== Supplied material ==

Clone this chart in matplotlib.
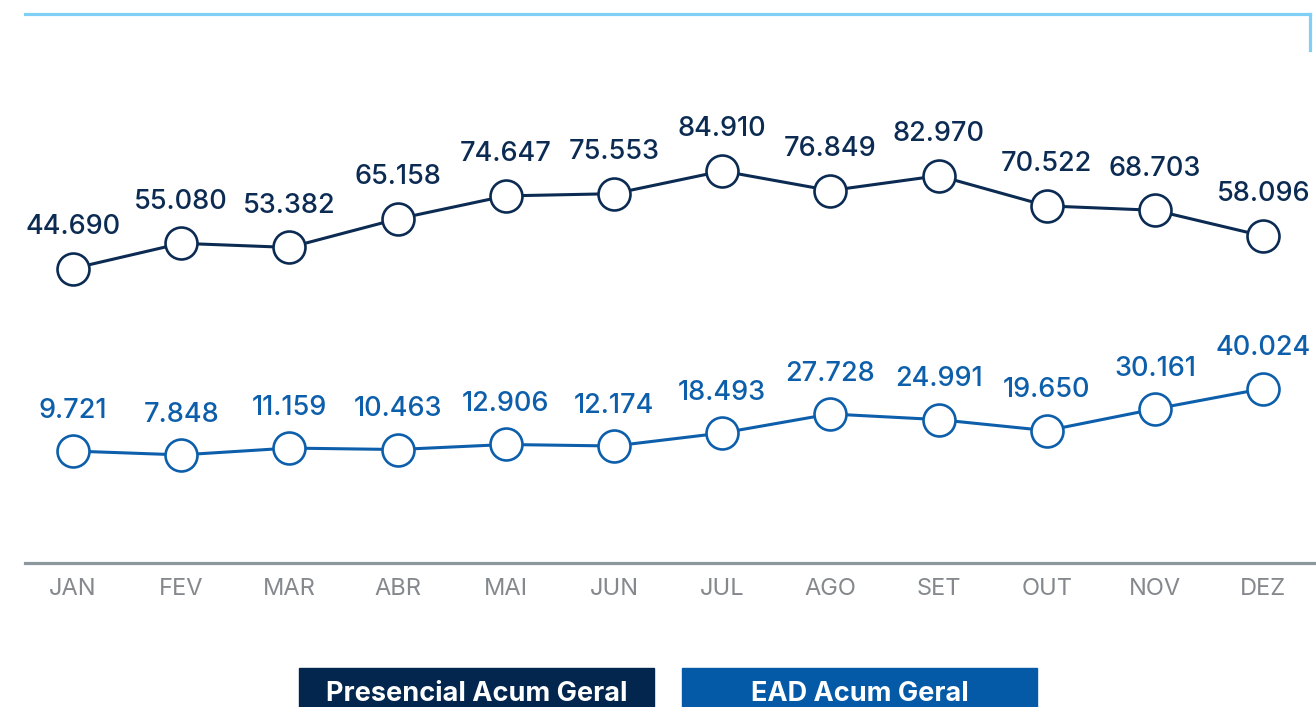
import matplotlib
matplotlib.use("Agg")
import matplotlib.pyplot as plt
from matplotlib.patches import Rectangle
from matplotlib.lines import Line2D

months = ["JAN", "FEV", "MAR", "ABR", "MAI", "JUN", "JUL", "AGO", "SET", "OUT", "NOV", "DEZ"]
presencial = [44690, 55080, 53382, 65158, 74647, 75553, 84910, 76849, 82970, 70522, 68703, 58096]
ead = [9721, 7848, 11159, 10463, 12906, 12174, 18493, 27728, 24991, 19650, 30161, 40024]
legend_labels = ["Presencial Acum Geral", "EAD Acum Geral"]

NAVY = "#0c2b53"
BLUE = "#0d5fab"
LIGHTBLUE = "#7fcff6"
AXGRAY = "#8d979e"
MONTHGRAY = "#85898d"
LEG_NAVY = "#03264f"
LEG_BLUE = "#055aa8"

FONT = ["Inter", "DejaVu Sans"]

W, H = 1316, 707
fig = plt.figure(figsize=(W / 100, H / 100), dpi=100)
fig.patch.set_facecolor("white")

ax = fig.add_axes([25 / W, 1 - 563 / H, 1 - 25 / W, (563 - 14) / H])
ax2 = ax.twinx()

x = list(range(len(months)))
ax.set_xlim(-0.4436, 11.488)
ax.set_ylim(-76801, 149684)
ax2.set_ylim(-44652, 221981)

for a in (ax, ax2):
    for s in ("top", "right", "left"):
        a.spines[s].set_visible(False)
    a.set_yticks([])
ax2.spines["bottom"].set_visible(False)
ax.spines["bottom"].set_color(AXGRAY)
ax.spines["bottom"].set_linewidth(2.3)

ax.set_xticks(x)
ax.set_xticklabels(months, fontsize=17, color=MONTHGRAY, family=FONT, fontweight="normal")
ax.tick_params(axis="x", length=0, pad=10.5)


def fmt(v):
    return f"{v:,}".replace(",", ".")


ax.plot(x, presencial, color=NAVY, lw=2.2, marker="o", ms=23, mfc="white",
        mec=NAVY, mew=1.9, zorder=3, clip_on=False)
ax2.plot(x, ead, color=BLUE, lw=2.2, marker="o", ms=23, mfc="white",
         mec=BLUE, mew=1.9, zorder=3, clip_on=False)

for i, v in enumerate(presencial):
    ax.annotate(fmt(v), (i, v), xytext=(0, 30), textcoords="offset points",
                ha="center", va="center", fontsize=19.5, color=NAVY,
                family=FONT, fontweight="medium")
for i, v in enumerate(ead):
    ax2.annotate(fmt(v), (i, v), xytext=(0, 29), textcoords="offset points",
                 ha="center", va="center", fontsize=19.5, color=BLUE,
                 family=FONT, fontweight="medium")

# top frame line
fig.add_artist(Line2D([25 / W, 1310 / W], [1 - 14 / H, 1 - 14 / H],
                      color=LIGHTBLUE, lw=2.3, transform=fig.transFigure))
fig.add_artist(Line2D([1310 / W, 1310 / W], [1 - 14 / H, 1 - 50 / H],
                      color=LIGHTBLUE, lw=2.3, transform=fig.transFigure))

# legend boxes
boxes = [(299, LEG_NAVY), (682, LEG_BLUE)]
for (bx, col), lab in zip(boxes, legend_labels):
    fig.patches.append(Rectangle((bx / W, -0.05), 355 / W, (707 - 668) / H + 0.05,
                                 transform=fig.transFigure, color=col))
    fig.text((bx + 177.5) / W, 1 - 694 / H, lab, ha="center", va="center",
             fontsize=19.5, color="white", fontweight="bold", family=FONT)

fig.savefig("out.png", dpi=100)
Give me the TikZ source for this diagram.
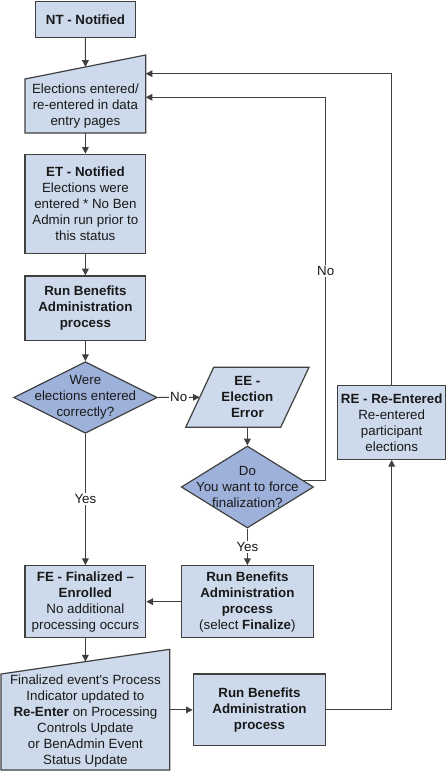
\documentclass[tikz,border=0pt]{standalone}
\usepackage{fontspec}
\setmainfont{Liberation Sans}
\usetikzlibrary{shapes.geometric,arrows.meta}
\definecolor{boxblue}{HTML}{CCDAEC}
\definecolor{diablue}{HTML}{9DB1DB}
\definecolor{linegray}{HTML}{404040}
\begin{document}
\begin{tikzpicture}[x=0.75pt,y=0.75pt]
    \tikzstyle{every node}+=[inner sep=0pt, font=\fontsize{10}{12}\selectfont, align=center, text=black!90]
    \tikzstyle{box}=[rectangle, draw=linegray, fill=boxblue, line width=0.9pt]
    \tikzstyle{dia}=[diamond, draw=linegray, fill=diablue, line width=0.9pt]
    \tikzstyle{shp}=[draw=linegray, fill=boxblue, line width=0.9pt, line join=miter]
    \tikzstyle{arr}=[draw=linegray, line width=0.75pt, -{Triangle[length=5pt,width=5pt]}]
    \tikzstyle{lbl}=[fill=white, inner sep=1pt]
    \useasboundingbox (0,0) rectangle (447,-771);
    \node [box, minimum width=74.7pt, minimum height=27pt] (nt) at (85.5,-19.3) {\textbf{NT - Notified}};
    \draw [shp] (25,-79) -- (145.7,-55) -- (145.7,-133) -- (25,-133) -- cycle;
    \node (m1) at (85.4,-106) {Elections entered/\\re-entered in data\\entry pages};
    \coordinate (m1top) at (85.4,-66.9);
    \coordinate (m1in1) at (145.7,-73.7);
    \coordinate (m1in2) at (145.7,-97.3);
    \coordinate (m1bot) at (85.4,-133);
    \node [box, minimum width=90.5pt, minimum height=74.25pt] (et) at (85.4,-203.8) {\textbf{ET - Notified}\\Elections were\\entered * No Ben\\Admin run prior to\\this status};
    \node [box, minimum width=90.5pt, minimum height=48.5pt] (run1) at (85.4,-308.3) {\textbf{Run Benefits}\\\textbf{Administration}\\\textbf{process}};
    \node [dia, minimum width=107.7pt, minimum height=53.7pt] (d1) at (85.4,-397.5) {};
    \node (d1txt) at (85.4,-397.5) {Were\\elections entered\\correctly?};
    \draw [shp] (185.7,-427.3) -- (213.7,-367.3) -- (309,-367.3) -- (280.7,-427.3) -- cycle;
    \node (ee) at (247.4,-397.3) {\textbf{EE -}\\\textbf{Election}\\\textbf{Error}};
    \coordinate (eein) at (199.7,-397.3);
    \coordinate (eebot) at (247.4,-427.3);
    \node [dia, minimum width=99.2pt, minimum height=61.5pt] (d2) at (247.4,-487) {};
    \node (d2txt) at (247.4,-487) {Do\\You want to force\\finalization?};
    \node [box, minimum width=90.5pt, minimum height=54pt] (fe) at (85.4,-601.7) {\textbf{FE - Finalized –}\\\textbf{Enrolled}\\No additional\\processing occurs};
    \node [box, minimum width=99.3pt, minimum height=54pt] (run2) at (247.4,-601.7) {\textbf{Run Benefits}\\\textbf{Administration}\\\textbf{process}\\(select \textbf{Finalize})};
    \draw [shp] (1,-674) -- (169.7,-649.3) -- (169.7,-770) -- (1,-770) -- cycle;
    \node (m2) at (85.4,-721) {Finalized event\textquotesingle s Process\\Indicator updated to\\\textbf{Re-Enter} on Processing\\Controls Update\\or BenAdmin Event\\Status Update};
    \coordinate (m2top) at (85.4,-661.6);
    \coordinate (m2out) at (169.7,-709.9);
    \node [box, minimum width=99.3pt, minimum height=53.8pt] (run3) at (259.5,-709.9) {\textbf{Run Benefits}\\\textbf{Administration}\\\textbf{process}};
    \node [box, minimum width=81pt, minimum height=55.2pt] (re) at (391.7,-422.5) {\textbf{RE - Re-Entered}\\Re-entered\\participant\\elections};
    \coordinate (c1) at (325.7,-97.3);
    \coordinate (c2) at (391.7,-73.7);
    \draw [arr] (nt.south) -- (m1top);
    \draw [arr] (m1bot) -- (et.north);
    \draw [arr] (et.south) -- (run1.north);
    \draw [arr] (run1.south) -- (d1.north);
    \draw [arr] (d1.east) -- node [lbl] (no1) {No} (eein);
    \draw [arr] (eebot) -- (d2.north);
    \draw [arr] (d2.7) -| (c1) -- (m1in2);
    \node [lbl] (no2) at (325.7,-271) {No};
    \draw [arr] (d1.south) -- (fe.north);
    \node [lbl] (yes1) at (85.4,-499) {Yes};
    \draw [arr] (d2.south) -- (run2.north);
    \node [lbl] (yes2) at (247.4,-546.7) {Yes};
    \draw [arr] (run2.west) -- (fe.east);
    \draw [arr] (fe.south) -- (m2top);
    \draw [arr] (m2out) -- (run3.west);
    \draw [arr] (run3.east) -| (re.south);
    \draw [arr] (re.north) -- (c2) -- (m1in1);
\end{tikzpicture}
\end{document}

===

## Description of the task:
Restate exactly, please, only the lines between the start of the data and the line containing "mec=BLUE, mew=1.9, zorder=3, clip_on=False)", both ends included, skipping the pictures.

## Written answer:
Clone this chart in matplotlib.
import matplotlib
matplotlib.use("Agg")
import matplotlib.pyplot as plt
from matplotlib.patches import Rectangle
from matplotlib.lines import Line2D

months = ["JAN", "FEV", "MAR", "ABR", "MAI", "JUN", "JUL", "AGO", "SET", "OUT", "NOV", "DEZ"]
presencial = [44690, 55080, 53382, 65158, 74647, 75553, 84910, 76849, 82970, 70522, 68703, 58096]
ead = [9721, 7848, 11159, 10463, 12906, 12174, 18493, 27728, 24991, 19650, 30161, 40024]
legend_labels = ["Presencial Acum Geral", "EAD Acum Geral"]

NAVY = "#0c2b53"
BLUE = "#0d5fab"
LIGHTBLUE = "#7fcff6"
AXGRAY = "#8d979e"
MONTHGRAY = "#85898d"
LEG_NAVY = "#03264f"
LEG_BLUE = "#055aa8"

FONT = ["Inter", "DejaVu Sans"]

W, H = 1316, 707
fig = plt.figure(figsize=(W / 100, H / 100), dpi=100)
fig.patch.set_facecolor("white")

ax = fig.add_axes([25 / W, 1 - 563 / H, 1 - 25 / W, (563 - 14) / H])
ax2 = ax.twinx()

x = list(range(len(months)))
ax.set_xlim(-0.4436, 11.488)
ax.set_ylim(-76801, 149684)
ax2.set_ylim(-44652, 221981)

for a in (ax, ax2):
    for s in ("top", "right", "left"):
        a.spines[s].set_visible(False)
    a.set_yticks([])
ax2.spines["bottom"].set_visible(False)
ax.spines["bottom"].set_color(AXGRAY)
ax.spines["bottom"].set_linewidth(2.3)

ax.set_xticks(x)
ax.set_xticklabels(months, fontsize=17, color=MONTHGRAY, family=FONT, fontweight="normal")
ax.tick_params(axis="x", length=0, pad=10.5)


def fmt(v):
    return f"{v:,}".replace(",", ".")


ax.plot(x, presencial, color=NAVY, lw=2.2, marker="o", ms=23, mfc="white",
        mec=NAVY, mew=1.9, zorder=3, clip_on=False)
ax2.plot(x, ead, color=BLUE, lw=2.2, marker="o", ms=23, mfc="white",
         mec=BLUE, mew=1.9, zorder=3, clip_on=False)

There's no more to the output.